I think we'll see public sentiment change as a "new normal" develops from The Great Recession.
When people lived on easy money, and used their homes as ATM machines it was easy to think everything is good, and there's no reason to consider larger social issues.
Now, as Americans are faced with paying for $124k average individual debt, and an anemic recovery (individuals returning to only 86% of pre-downturn spending levels), I think more people will be focused on the "socialized" part of "socialized capitalism."
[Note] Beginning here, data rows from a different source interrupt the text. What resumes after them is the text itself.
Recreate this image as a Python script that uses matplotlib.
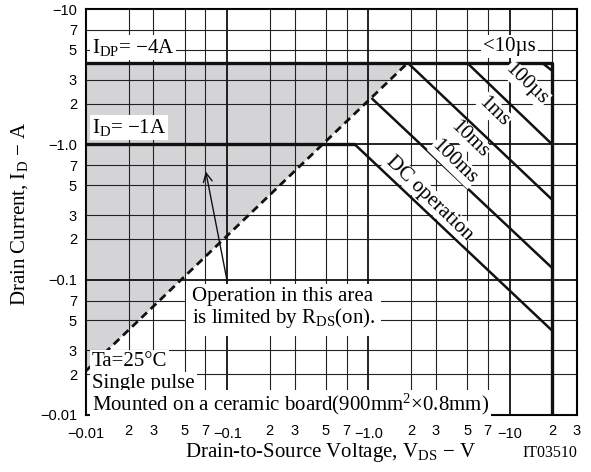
import matplotlib
matplotlib.use("Agg")
import matplotlib.pyplot as plt
from matplotlib.ticker import FixedLocator, FixedFormatter

plt.rcParams['font.family'] = ['Liberation Sans', 'DejaVu Sans']
plt.rcParams['mathtext.fontset'] = 'custom'
plt.rcParams['mathtext.rm'] = 'Liberation Serif'
plt.rcParams['mathtext.it'] = 'Liberation Serif:italic'
plt.rcParams['mathtext.default'] = 'rm'

SERIF = ['Liberation Serif', 'DejaVu Serif']

# Safe operating area limits (magnitudes, V and A)
boundary_v = [0.01, 20, 20]          # <10us: Idp and Vdss limit
boundary_i = [4.0, 4.0, 0.01]
dc_v = [0.01, 0.8, 20]
dc_i = [1.0, 1.0, 0.042]
ms100_v = [1.05, 20]
ms100_i = [2.2, 0.122]
ms10_v = [1.9, 20]
ms10_i = [4.0, 0.39]
ms1_v = [5.0, 20]
ms1_i = [4.0, 1.0]
us100_v = [17.0, 20]
us100_i = [4.0, 3.5]
rds_v = [0.01, 1.9]                  # Rds(on) limit, dashed
rds_i = [0.0212, 4.0]

x_major = [0.01, 0.1, 1, 10]
x_major_lbl = ['\u22120.01', '\u22120.1', '\u22121.0', '\u221210']
x_minor = [0.02, 0.03, 0.05, 0.07, 0.2, 0.3, 0.5, 0.7, 2, 3, 5, 7, 20, 30]
x_minor_lbl = ['2', '3', '5', '7'] * 3 + ['2', '3']
y_major = [0.01, 0.1, 1, 10]
y_major_lbl = ['\u22120.01', '\u22120.1', '\u22121.0', '\u221210']
y_minor = [0.02, 0.03, 0.05, 0.07, 0.2, 0.3, 0.5, 0.7, 2, 3, 5, 7]
y_minor_lbl = ['2', '3', '5', '7'] * 3

fig = plt.figure(figsize=(5.91, 4.72), dpi=100)
ax = fig.add_axes([86 / 591, 1 - 415 / 472, 491 / 591, 406 / 472])
ax.set_xscale('log')
ax.set_yscale('log')
ax.set_xlim(0.01, 30)
ax.set_ylim(0.01, 10)

ax.xaxis.set_major_locator(FixedLocator(x_major))
ax.xaxis.set_major_formatter(FixedFormatter(x_major_lbl))
ax.xaxis.set_minor_locator(FixedLocator(x_minor))
ax.xaxis.set_minor_formatter(FixedFormatter(x_minor_lbl))
ax.yaxis.set_major_locator(FixedLocator(y_major))
ax.yaxis.set_major_formatter(FixedFormatter(y_major_lbl))
ax.yaxis.set_minor_locator(FixedLocator(y_minor))
ax.yaxis.set_minor_formatter(FixedFormatter(y_minor_lbl))
ax.tick_params(axis='both', which='both', length=0, labelsize=10.5)
ax.tick_params(axis='x', which='major', pad=8.5)
ax.tick_params(axis='x', which='minor', pad=6.5)
ax.tick_params(axis='y', which='both', pad=6.5)

ax.grid(which='major', color='#111111', lw=1.3)
ax.grid(which='minor', color='#222222', lw=0.8)
ax.set_axisbelow(False)
for s in ax.spines.values():
    s.set_linewidth(1.5)

# shaded area limited by Rds(on)
ax.fill(rds_v + [0.01], rds_i + [4.0], color='#d4d4d6', lw=0, zorder=1)

lk = dict(color='#111111', lw=1.8, zorder=3, solid_capstyle='butt')
ax.plot(boundary_v, boundary_i, **dict(lk, lw=2.4))
ax.plot(dc_v[:2], dc_i[:2], **dict(lk, lw=2.4))
ax.plot(dc_v[1:], dc_i[1:], **lk)
ax.plot(ms100_v, ms100_i, **lk)
ax.plot(ms10_v, ms10_i, **lk)
ax.plot(ms1_v, ms1_i, **lk)
ax.plot(us100_v, us100_i, **lk)
ax.plot(rds_v, rds_i, color='#111111', lw=2.0, ls=(0, (2.8, 1.8)), zorder=3)

box = dict(facecolor='white', edgecolor='none', pad=1.5)
tk = dict(family=SERIF, fontsize=15, zorder=4)
ax.text(0.011, 5.2, 'I$_{\\mathrm{DP}}$= \u22124A', ha='left', va='center', bbox=box, **tk)
ax.text(0.011, 1.34, 'I$_{\\mathrm{D}}$= \u22121A', ha='left', va='center', bbox=box, **tk)
ax.text(10, 5.3, '<10\u00b5s', ha='center', va='center', bbox=box, **tk)

rot = -44
for x, y, s in [(13.2, 2.77, '100\u00b5s'), (7.77, 1.75, '1ms'), (5.17, 1.09, '10ms'),
                (4.05, 0.736, '100ms'), (2.7, 0.40, 'DC operation')]:
    ax.text(x, y, s, rotation=rot, rotation_mode='anchor', ha='center', va='center',
            bbox=dict(facecolor='white', edgecolor='none', pad=0.5), **tk)

ax.text(0.056, 0.061, 'Operation in this area\nis limited by R$_{\\mathrm{DS}}$(on).',
        ha='left', va='center', linespacing=1.0,
        bbox=dict(facecolor='white', edgecolor='none', pad=4), **tk)
ax.annotate('', xy=(0.0705, 0.63), xytext=(0.1, 0.097),
            arrowprops=dict(arrowstyle='->', color='#111111', lw=1.0,
                            mutation_scale=16, shrinkA=0, shrinkB=0), zorder=4)

ax.text(0.011, 0.0248, 'Ta=25\u00b0C', ha='left', va='center', bbox=box, **tk)
ax.text(0.011, 0.0171, 'Single pulse', ha='left', va='center', bbox=box, **tk)
ax.text(0.011, 0.0120, 'Mounted on a ceramic board(900mm$^2$\u00d70.8mm)',
        ha='left', va='center', bbox=box, **tk)

fig.text(20 / 591, 1 - 214 / 472, 'Drain Current, I$_{\\mathrm{D}}$ \u2212 A', rotation=90,
         ha='center', va='center', family=SERIF, fontsize=15)
fig.text(330 / 591, 1 - 453 / 472, 'Drain-to-Source Voltage, V$_{\\mathrm{DS}}$ \u2212 V',
         ha='center', va='center', family=SERIF, fontsize=15)
fig.text(577 / 591, 1 - 453 / 472, 'IT03510', ha='right', va='center',
         family=SERIF, fontsize=11.5)

fig.savefig('out.png', dpi=100)
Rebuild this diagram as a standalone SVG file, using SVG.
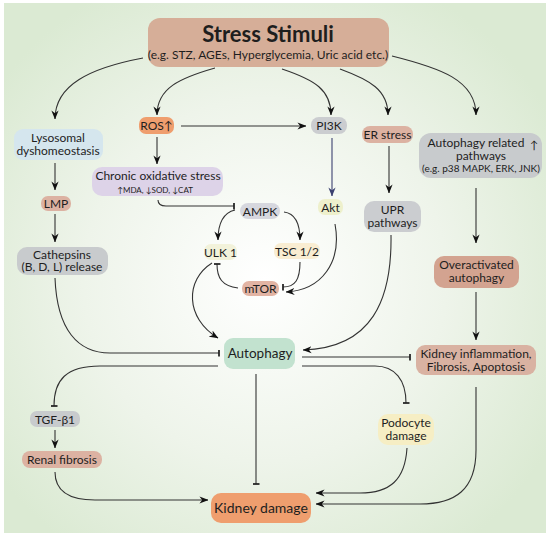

Also, I think part of the problem with offshoring (and how it's not a "free market") is the way we enter into "free trade" agreements. The government hammers out these agreements over many years, requiring cooperating countries adopt western norms of property, employment, banking laws, etc. This essentially levels the playing field for commercial and financial markets to conduct business. But, there's very little imposition of western social norms. No leveling of the playing field for the labor market.
To me, it's like the south Atlantic where waves grow to immense size due to the absence of any land mass to slow them down. Global trade has focused on promoting corporate interests, not workers. One treaty/agreement after another, corporate interest growing without a counter force to slow them down.